More from Kuechenberg: "If (the Patriots run the table in the playoffs, too), they will have earned it. But my heart is dead set against it. The ’72 team is uniquely immortal in American sports, and I don’t want us to lose that special place." Now, if he'd just stopped there, it'd be OK. Even being the asshole that I am, I do understand melancholy. We all want to feel special for the rest of our lives, and there's a certain sadness in seeing our achievements surpassed. But he goes on: "We will forever be immortal, and if they win every game in front of them, then they will join us among those ranks. They will have deserved, it and I will congratulate them. But something in my heart makes me feel that we accomplished something so special that it forever sets the standard of excellence in sports. Imperfect is mortal. Perfect is immortal.”

Well, no, God is immortal. You're just a fucking football team. But between the lines, it's obvious what he's saying: Even if the Patriots finish undefeated, even if they do it in a league that's 10 times tougher and 10 times more competitive, even if they do it by beating four playoff-caliber teams from their own conference (Colts, Chargers, Steelers, Browns) and three from the NFC (Cowboys, Redskins, Giants) while the 1972 Dolphins' best opponents were two 8-6 teams, even if they shatter every NFL record along the way, it won't matter -- because Miami went undefeated first. The Dolphins are saying they will always be Neil Armstrong, and the best the Patriots can aspire to be is Buzz Aldrin. What they don't get, though, is that while they were the first to walk on the moon, the Patriots are now walking on fucking Mars, and they're thinking maybe they could stroll on the surface of the sun and not even break a sweat.

So as the '72 Dolphins hunch over the toilet tonight (I hear it's taco night at the elder-care facility), they'd do well to consider the example of another Miami legend: Dan Marino.
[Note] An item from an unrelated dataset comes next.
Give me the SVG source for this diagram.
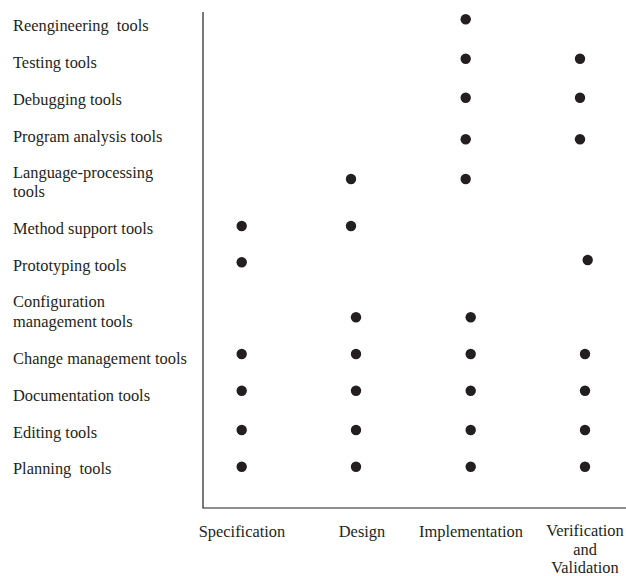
<svg xmlns="http://www.w3.org/2000/svg" width="626" height="576" viewBox="0 0 626 576">
  <style>
    text { font-family: "Liberation Serif", Tinos, "Times New Roman", serif; font-size: 16.4px; fill: #231f20; white-space: pre; }
    .mid { text-anchor: middle; }
    .dot { fill: #231f20; }
    .axis { stroke: #231f20; stroke-width: 1.2; fill: none; }
  </style>
  <rect width="626" height="576" fill="#ffffff"/>

  <!-- axes -->
  <g id="axes">
    <path class="axis" d="M203,12 V508 H626"/>
  </g>

  <!-- tool categories -->
  <g id="row-labels">
    <text x="13" y="31" xml:space="preserve">Reengineering  tools</text>
    <text x="13" y="68">Testing tools</text>
    <text x="13" y="105">Debugging tools</text>
    <text x="13" y="142">Program analysis tools</text>
    <text x="13" y="178">Language-processing</text>
    <text x="13" y="197">tools</text>
    <text x="13" y="234">Method support tools</text>
    <text x="13" y="271">Prototyping tools</text>
    <text x="13" y="307">Configuration</text>
    <text x="13" y="327">management tools</text>
    <text x="13" y="364">Change management tools</text>
    <text x="13" y="401">Documentation tools</text>
    <text x="13" y="438">Editing tools</text>
    <text x="13" y="474" xml:space="preserve">Planning  tools</text>
  </g>

  <!-- process activities -->
  <g id="column-labels">
    <text class="mid" x="242" y="536.5">Specification</text>
    <text class="mid" x="362" y="536.5">Design</text>
    <text class="mid" x="471" y="536.5">Implementation</text>
    <text class="mid" x="585" y="536">Verification</text>
    <text class="mid" x="585" y="554.5">and</text>
    <text class="mid" x="585" y="572.5">Validation</text>
  </g>

  <!-- activity markers -->
  <g id="markers">
    <circle class="dot" cx="465.7" cy="19.3" r="5.2"/>
    <circle class="dot" cx="465.7" cy="58.7" r="5.2"/>
    <circle class="dot" cx="580" cy="58.7" r="5.2"/>
    <circle class="dot" cx="465.7" cy="97.7" r="5.2"/>
    <circle class="dot" cx="580" cy="97.7" r="5.2"/>
    <circle class="dot" cx="465.7" cy="139.3" r="5.2"/>
    <circle class="dot" cx="580" cy="139.3" r="5.2"/>
    <circle class="dot" cx="351" cy="179" r="5.2"/>
    <circle class="dot" cx="465.7" cy="179" r="5.2"/>
    <circle class="dot" cx="241.7" cy="226" r="5.2"/>
    <circle class="dot" cx="351" cy="226" r="5.2"/>
    <circle class="dot" cx="241.7" cy="262.3" r="5.2"/>
    <circle class="dot" cx="587.7" cy="260" r="5.2"/>
    <circle class="dot" cx="356" cy="317.3" r="5.2"/>
    <circle class="dot" cx="470.7" cy="317.3" r="5.2"/>
    <circle class="dot" cx="241.7" cy="354" r="5.2"/>
    <circle class="dot" cx="356" cy="354" r="5.2"/>
    <circle class="dot" cx="470.7" cy="354" r="5.2"/>
    <circle class="dot" cx="585" cy="354" r="5.2"/>
    <circle class="dot" cx="241.7" cy="390.7" r="5.2"/>
    <circle class="dot" cx="356" cy="390.7" r="5.2"/>
    <circle class="dot" cx="470.7" cy="390.7" r="5.2"/>
    <circle class="dot" cx="585" cy="390.7" r="5.2"/>
    <circle class="dot" cx="241.7" cy="430" r="5.2"/>
    <circle class="dot" cx="356" cy="430" r="5.2"/>
    <circle class="dot" cx="470.7" cy="430" r="5.2"/>
    <circle class="dot" cx="585" cy="430" r="5.2"/>
    <circle class="dot" cx="241.7" cy="466.7" r="5.2"/>
    <circle class="dot" cx="356" cy="466.7" r="5.2"/>
    <circle class="dot" cx="470.7" cy="466.7" r="5.2"/>
    <circle class="dot" cx="585" cy="466.7" r="5.2"/>
  </g>
</svg>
In 2004, when Peyton Manning was closing in on the record for touchdown passes in a season that Marino had held for 20 years, Marino admitted feeling wistful, admitted hoping that he could keep the record. But he didn't bitch about how the rules nowadays go out of their way to protect quarterbacks and prevent contact with receivers. He didn't insist that the record he set in 1984 was only meaningful because the Dolphins went to the Super Bowl that year. (They didn't win, though, so Mercury Morris wants you to know that the '84 Dolphins are pussies.) But he didn't do any of that. He sighed a little, shrugged his shoulders and congratulated Manning. A few years later, when Brett Favre started approaching all of Marino's career passing marks, Marino could have intimated that Favre was hanging around the league past his due date just to break his records. He could have -- and before this season, a lot of people would have thought he was right. (Just like Jim Brown was right about Franco Harris but didn't have any problem with Walter Payton breaking his records.) But he didn't. He sighed a little, shrugged his shoulders and congratulated Favre. Marino knows he's in the Hall of Fame. Knows that he was one of the greatest quarterbacks in history. Knows that he has carved out a successful second career as a broadcaster and that that's where his energy belongs.

What Marino understands, and what the '72 Dolphins have failed to grasp after more than three decades, is that while the record books may play a zero-sum game, the history books do not. The fact that someone broke your records does not mean that you never held them. Babe Ruth and Roger Maris are still with us, after all, just as Jack Nicklaus will be with us long after Tiger Woods wins his 20th major. The fact that someone matches or even surpasses your accomplishments does not diminish your accomplishments.